Ink features a cozy but edgy dcor and a small plates format. (Anne Cusack, Los Angeles…)
The women — in twos and threes and sixes — are on a mission. Spot Michael Voltaggio, the famously tattooed winner of Season 6 of Bravo's "Top Chef." They linger at the door, waiting, hoping for a seat or a table.
Sigh of relief. There he is, in the open kitchen of his new — and long delayed — restaurant Ink. No other restaurant in recent memory has set the blogosphere roiling in anticipation as much as this one. Voltaggio has some 126,000 followers on Twitter as of this writing and, until very recently, it's been so difficult to get reservations at the restaurant, it seems every one of those followers is intent on trying Ink at 7 or 8 p.m., cellphone cameras at the ready.

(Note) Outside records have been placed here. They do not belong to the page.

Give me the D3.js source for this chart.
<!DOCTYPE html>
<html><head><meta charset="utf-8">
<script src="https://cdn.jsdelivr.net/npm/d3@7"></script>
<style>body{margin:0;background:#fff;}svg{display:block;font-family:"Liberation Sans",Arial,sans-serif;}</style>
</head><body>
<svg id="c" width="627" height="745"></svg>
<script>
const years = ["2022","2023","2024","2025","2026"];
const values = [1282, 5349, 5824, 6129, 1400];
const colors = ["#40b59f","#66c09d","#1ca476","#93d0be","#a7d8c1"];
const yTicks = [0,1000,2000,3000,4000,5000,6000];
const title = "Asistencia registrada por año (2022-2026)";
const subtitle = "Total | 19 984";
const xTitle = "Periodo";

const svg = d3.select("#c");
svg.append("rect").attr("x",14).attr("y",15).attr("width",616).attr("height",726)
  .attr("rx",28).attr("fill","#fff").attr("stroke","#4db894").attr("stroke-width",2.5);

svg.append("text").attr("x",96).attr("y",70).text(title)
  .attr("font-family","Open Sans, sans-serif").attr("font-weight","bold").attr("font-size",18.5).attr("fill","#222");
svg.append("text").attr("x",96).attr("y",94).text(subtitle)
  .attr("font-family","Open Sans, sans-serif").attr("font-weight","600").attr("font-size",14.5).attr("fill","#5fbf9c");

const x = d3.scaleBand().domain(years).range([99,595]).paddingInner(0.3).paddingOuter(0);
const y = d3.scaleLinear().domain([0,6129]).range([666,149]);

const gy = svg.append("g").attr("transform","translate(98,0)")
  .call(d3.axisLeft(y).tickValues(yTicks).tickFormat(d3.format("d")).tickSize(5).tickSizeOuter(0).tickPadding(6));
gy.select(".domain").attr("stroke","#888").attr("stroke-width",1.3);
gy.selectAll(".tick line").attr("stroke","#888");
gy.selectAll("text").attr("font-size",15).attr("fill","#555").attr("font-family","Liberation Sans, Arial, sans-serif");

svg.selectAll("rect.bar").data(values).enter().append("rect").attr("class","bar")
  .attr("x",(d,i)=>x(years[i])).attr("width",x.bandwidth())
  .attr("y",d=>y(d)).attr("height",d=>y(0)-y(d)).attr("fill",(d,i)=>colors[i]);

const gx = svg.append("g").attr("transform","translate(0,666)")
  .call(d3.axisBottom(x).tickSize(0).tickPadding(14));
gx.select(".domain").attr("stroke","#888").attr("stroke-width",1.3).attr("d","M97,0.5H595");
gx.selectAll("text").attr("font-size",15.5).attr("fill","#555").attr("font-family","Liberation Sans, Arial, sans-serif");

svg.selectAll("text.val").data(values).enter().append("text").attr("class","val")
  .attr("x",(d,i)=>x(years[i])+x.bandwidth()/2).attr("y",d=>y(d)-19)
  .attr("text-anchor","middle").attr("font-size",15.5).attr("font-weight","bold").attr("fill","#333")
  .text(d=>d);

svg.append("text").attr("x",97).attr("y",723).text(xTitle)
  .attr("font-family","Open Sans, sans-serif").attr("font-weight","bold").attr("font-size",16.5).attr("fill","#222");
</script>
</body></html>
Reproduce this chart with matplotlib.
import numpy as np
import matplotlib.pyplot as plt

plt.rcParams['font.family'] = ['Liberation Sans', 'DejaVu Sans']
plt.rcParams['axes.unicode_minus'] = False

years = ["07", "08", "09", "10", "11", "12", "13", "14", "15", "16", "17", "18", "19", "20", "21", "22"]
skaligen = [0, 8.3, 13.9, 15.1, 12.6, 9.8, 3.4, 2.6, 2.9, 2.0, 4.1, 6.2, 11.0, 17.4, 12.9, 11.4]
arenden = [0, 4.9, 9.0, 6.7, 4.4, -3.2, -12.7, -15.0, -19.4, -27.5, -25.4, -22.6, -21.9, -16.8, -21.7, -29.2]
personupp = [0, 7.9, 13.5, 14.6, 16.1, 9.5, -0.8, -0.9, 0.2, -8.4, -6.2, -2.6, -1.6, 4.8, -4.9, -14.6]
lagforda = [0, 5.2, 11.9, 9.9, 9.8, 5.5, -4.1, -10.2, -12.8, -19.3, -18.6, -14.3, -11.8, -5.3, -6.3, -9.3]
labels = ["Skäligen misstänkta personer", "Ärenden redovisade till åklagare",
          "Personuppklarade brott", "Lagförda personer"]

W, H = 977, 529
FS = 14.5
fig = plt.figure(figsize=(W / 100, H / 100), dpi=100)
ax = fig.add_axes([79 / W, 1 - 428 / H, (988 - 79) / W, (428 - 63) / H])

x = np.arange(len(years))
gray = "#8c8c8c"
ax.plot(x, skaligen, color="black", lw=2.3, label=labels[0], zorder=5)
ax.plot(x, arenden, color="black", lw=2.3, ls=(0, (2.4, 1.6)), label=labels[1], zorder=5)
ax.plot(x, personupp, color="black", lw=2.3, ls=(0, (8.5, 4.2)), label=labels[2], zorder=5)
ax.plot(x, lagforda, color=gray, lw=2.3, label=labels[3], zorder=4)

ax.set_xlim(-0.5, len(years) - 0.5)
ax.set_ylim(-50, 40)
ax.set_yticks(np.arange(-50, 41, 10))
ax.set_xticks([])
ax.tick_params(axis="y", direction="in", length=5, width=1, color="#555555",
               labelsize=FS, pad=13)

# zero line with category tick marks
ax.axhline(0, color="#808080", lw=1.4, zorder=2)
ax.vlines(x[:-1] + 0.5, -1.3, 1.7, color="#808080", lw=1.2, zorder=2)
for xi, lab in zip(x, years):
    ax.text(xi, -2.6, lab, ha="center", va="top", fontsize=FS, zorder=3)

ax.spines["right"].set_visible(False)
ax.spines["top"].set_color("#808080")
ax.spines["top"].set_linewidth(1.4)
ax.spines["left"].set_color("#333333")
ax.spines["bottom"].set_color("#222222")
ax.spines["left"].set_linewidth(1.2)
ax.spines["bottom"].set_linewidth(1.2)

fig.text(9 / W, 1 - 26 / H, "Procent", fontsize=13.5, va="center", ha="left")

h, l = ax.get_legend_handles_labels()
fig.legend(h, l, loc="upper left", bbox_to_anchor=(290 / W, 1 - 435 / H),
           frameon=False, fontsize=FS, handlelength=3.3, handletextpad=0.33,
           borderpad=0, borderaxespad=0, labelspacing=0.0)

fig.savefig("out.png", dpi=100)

You could be forgiven for wanting to give this buzz-laden restaurant a pass. Some of the other "Top Chef" winners have turned out to be mostly flash and their restaurants a big snore. But Voltaggio isn't just a pretty face. He's got the chops. He was, after all, chef de cuisine at the Bazaar by José Andrés when the Spanish restaurant garnered four stars. And after his wild ride on "Top Chef," he signed on as executive chef at the Langham hotel in Pasadena. That turned out to be a mismatch. But it gave him plenty of time to think about what he'd really like to do once he got his own place.
The result is Ink, a casual place with a cozy, but edgy decor and a small plates format. One thing you'd never call Voltaggio's food is rustic. This is stylized, cutting-edge cuisine more influenced by new techniques and experimental kitchens around the world than by any one place or particular cuisine. Some of it works. Some of it doesn't quite, but in the end, his food is exciting and very much his own.

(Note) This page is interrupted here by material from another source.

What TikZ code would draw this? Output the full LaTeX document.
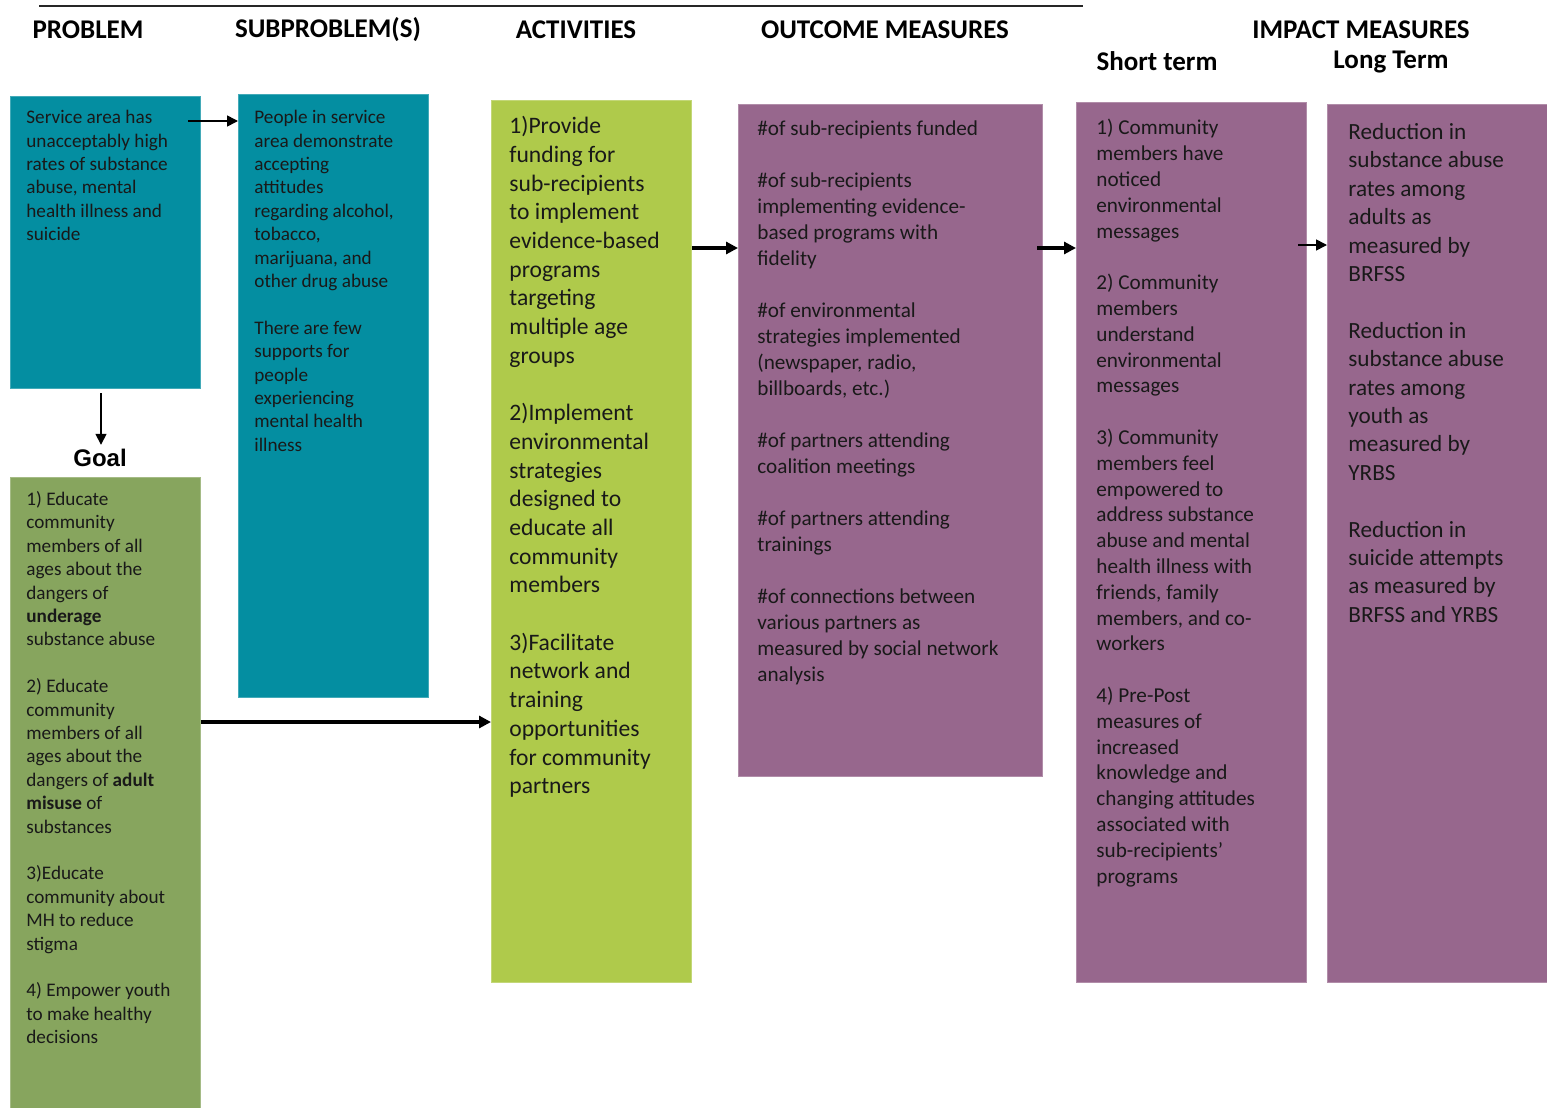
\documentclass[tikz,border=0pt]{standalone}
\usepackage{fontspec}
\setmainfont{Carlito}
\newfontfamily\goalfont{Liberation Sans}
\usetikzlibrary{arrows.meta}

\definecolor{tealbox}{RGB}{4,142,161}
\definecolor{olivebox}{RGB}{135,165,94}
\definecolor{limebox}{RGB}{175,202,75}
\definecolor{plumbox}{RGB}{151,103,141}

\tikzset{
  colbox/.style={fill=#1, draw=#1!75!white, line width=0.4pt, inner sep=0pt,
    anchor=north west},
  hd/.style={font=\bfseries\fontsize{13.5}{16}\selectfont, inner sep=1pt},
  txt/.style={anchor=north west, inner sep=0pt, align=left, text=black!90},
  smalltxt/.style={txt, font=\fontsize{9.6}{11.7}\selectfont},
  arr/.style={-{Triangle[length=6pt,width=6pt]}, line width=1.6pt},
  thinarr/.style={-{Triangle[length=5.5pt,width=5.5pt]}, line width=0.8pt},
}

\begin{document}
\begin{tikzpicture}[x=0.5pt,y=-0.5pt]
\useasboundingbox (0,0) rectangle (1547,1108);

% rule over the headers
\coordinate (r1) at (39,6);
\coordinate (r2) at (1083,6);
\draw[line width=1pt, black!85] (r1) -- (r2);

% column headers
\node[hd] (hprob) at (88,30) {PROBLEM};
\node[hd] (hsub) at (328,30) {SUBPROBLEM(S)};
\node[hd] (hact) at (576,30) {ACTIVITIES};
\node[hd] (hout) at (885,30) {OUTCOME MEASURES};
\node[hd] (himp) at (1361,30) {IMPACT MEASURES};
\node[hd] (hshort) at (1157,61) {Short term};
\node[hd] (hlong) at (1391,62) {Long Term};

% coloured boxes
\node[colbox=tealbox, minimum width=95pt, minimum height=146pt] (prob) at (10,96) {};
\node[colbox=tealbox, minimum width=95pt, minimum height=301.5pt] (sub) at (238,94) {};
\node[colbox=olivebox, minimum width=95pt, minimum height=316pt] (goal) at (10,477) {};
\node[colbox=limebox, minimum width=100pt, minimum height=441pt] (act) at (491,100) {};
\node[colbox=plumbox, minimum width=152pt, minimum height=336pt] (out) at (738,104) {};
\node[colbox=plumbox, minimum width=115pt, minimum height=440pt] (short) at (1076,102) {};
\node[colbox=plumbox, minimum width=110pt, minimum height=439pt] (long) at (1327,104) {};

\node[font=\goalfont\bfseries\fontsize{12}{14}\selectfont, inner sep=2pt] (goallbl) at (100,458) {Goal};

% box texts
\node[smalltxt] (probtxt) at (26,110) {Service area has\\ unacceptably high\\ rates of substance\\ abuse, mental\\ health illness and\\ suicide};

\node[smalltxt] (subtxt) at (254,110) {People in service\\ area demonstrate\\ accepting\\ attitudes\\ regarding alcohol,\\ tobacco,\\ marijuana, and\\ other drug abuse\\[11.7pt]
There are few\\ supports for\\ people\\ experiencing\\ mental health\\ illness};

\node[smalltxt] (goaltxt) at (26,491) {1) Educate\\ community\\ members of all\\ ages about the\\ dangers of\\ \textbf{underage}\\ substance abuse\\[11.7pt]
2) Educate\\ community\\ members of all\\ ages about the\\ dangers of \textbf{adult}\\ \textbf{misuse} of\\ substances\\[11.7pt]
3)Educate\\ community about\\ MH to reduce\\ stigma\\[11.7pt]
4) Empower youth\\ to make healthy\\ decisions};

\node[txt, font=\fontsize{11.8}{14.35}\selectfont] (acttxt) at (509,116) {1)Provide\\ funding for\\ sub-recipients\\ to implement\\ evidence-based\\ programs\\ targeting\\ multiple age\\ groups\\[14.35pt]
2)Implement\\ environmental\\ strategies\\ designed to\\ educate all\\ community\\ members\\[14.35pt]
3)Facilitate\\ network and\\ training\\ opportunities\\ for community\\ partners};

\node[txt, font=\fontsize{10.6}{13}\selectfont] (outtxt) at (757,120) {\#of sub-recipients funded\\[13pt]
\#of sub-recipients\\ implementing evidence-\\ based programs with\\ fidelity\\[13pt]
\#of environmental\\ strategies implemented\\ (newspaper, radio,\\ billboards, etc.)\\[13pt]
\#of partners attending\\ coalition meetings\\[13pt]
\#of partners attending\\ trainings\\[13pt]
\#of connections between\\ various partners as\\ measured by social network\\ analysis};

\node[txt, font=\fontsize{10.6}{12.9}\selectfont] (shorttxt) at (1096,119) {1) Community\\ members have\\ noticed\\ environmental\\ messages\\[12.9pt]
2) Community\\ members\\ understand\\ environmental\\ messages\\[12.9pt]
3) Community\\ members feel\\ empowered to\\ address substance\\ abuse and mental\\ health illness with\\ friends, family\\ members, and co-\\ workers\\[12.9pt]
4) Pre-Post\\ measures of\\ increased\\ knowledge and\\ changing attitudes\\ associated with\\ sub-recipients'\\ programs};

\node[txt, font=\fontsize{11.6}{14.2}\selectfont] (longtxt) at (1348,123) {Reduction in\\ substance abuse\\ rates among\\ adults as\\ measured by\\ BRFSS\\[14.2pt]
Reduction in\\ substance abuse\\ rates among\\ youth as\\ measured by\\ YRBS\\[14.2pt]
Reduction in\\ suicide attempts\\ as measured by\\ BRFSS and YRBS};

% connectors
\coordinate (p1) at (188,121);
\draw[thinarr] (p1) -- (p1 -| sub.west);
\coordinate (p2) at (101,393);
\draw[thinarr] (p2) -- (p2 |- goallbl.north);
\coordinate (p3) at (0,722);
\draw[arr] (goal.east |- p3) -- (act.west |- p3);
\coordinate (p4) at (0,248);
\draw[arr] (act.east |- p4) -- (out.west |- p4);
\coordinate (p5) at (1037,248);
\draw[arr] (p5) -- (p5 -| short.west);
\coordinate (p6) at (1298,245);
\draw[thinarr] (p6) -- (p6 -| long.west);

\end{tikzpicture}
\end{document}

Relatively young at 33, Voltaggio has taken the gold ring and grabbed it with both hands. He's written the book "VOLT ink" with his brother and fellow chef Bryan, whom he competed against in the final rounds of "Top Chef." Samsung has flagged the two to promote its dual oven. And he's opened not one but two restaurants this year. The first was Ink.sack, a sandwich place just down the street.
At Ink, plates are mix and match, and meant to be shared. Pristinely fresh skate wing arrives in a foamy broth of mushrooms and steel-cut oatmeal — think of it as a soupy oatmeal risotto — with delicate, extravagantly perfumed matsutake mushrooms shaved over the top. It's a subtle and beautiful dish. Halved Brussels sprouts gather under a transparent blanket of house-cured lardo scattered with crisp, curly julienned pig's ear, a dish that's playful and fun.
Octopus comes sprawled on a plate, the tentacles as pink as if they've just come from a scalding hot Japanese bath. The texture and taste resemble a seafood sausage, sweet and rich. Underneath is what I'm told is cream of dehydrated potatoes. Rehydrating them seems to concentrate the flavor and I like the puckered texture, but what's more interesting are the dots of lemon curd, which have a distinct bitterness that plays off the sweetness of the octopus.
Gutsy lamb neck rocks with soft tender yogurt curds strewn with chickpea puree extruded into the shape of fat pencils. He's calling the dish a poutine, from the Canadian snack of French fries with cheese curds and gravy. A salad of frilly emerald kale with scoops of burrata, roasted pumpkin seeds and a squirt of yuzu hugs the side of the bowl as if it's been spun in a centrifugal force machine, curling around the void. At the bottom is the surprise of a rich, roasted pumpkin seed butter. This is something I might think about making, but everything else? It would take a page just to describe what processes the ingredients have undergone before they land on the plate.
Voltaggio employs every technique in his considerable arsenal — liquid nitrogen, hydrocolloids, sous vide, dehydrating, high-heat roasting, low-temperature cooking, smoking, etc., etc. Cream for the apple dessert is infused with ashes of applewood to give it a weirdly smoky taste. The staff doesn't drone on interminably about what's in a dish or how it's made, but if you want to know, every one of them can tell you in detail.
Not that any of this is on the level of extreme tastes of El Bulli, the now-closed seminal restaurant in Spain. Voltaggio is smart enough to know that however far he wants to take it, he has to make his food accessible and affordable. He's calling it modern Los Angeles cuisine. And I'm guessing a number of other local chefs would like to climb on that bandwagon, but don't all have his training or professionalism.
Some — but by no means all — of his food is very wine friendly too. I'd pair a Rhone or Rhone-style white with his seductively rich spaghetti with giant squid. Of course, it's no surprise the spaghetti isn't pasta at all, but strands of spaghetti squash tossed with ribbons of squid in a salty sweet hazelnut-squid ink pesto sparked with espelette pepper. It all adds up to a revelatory dish.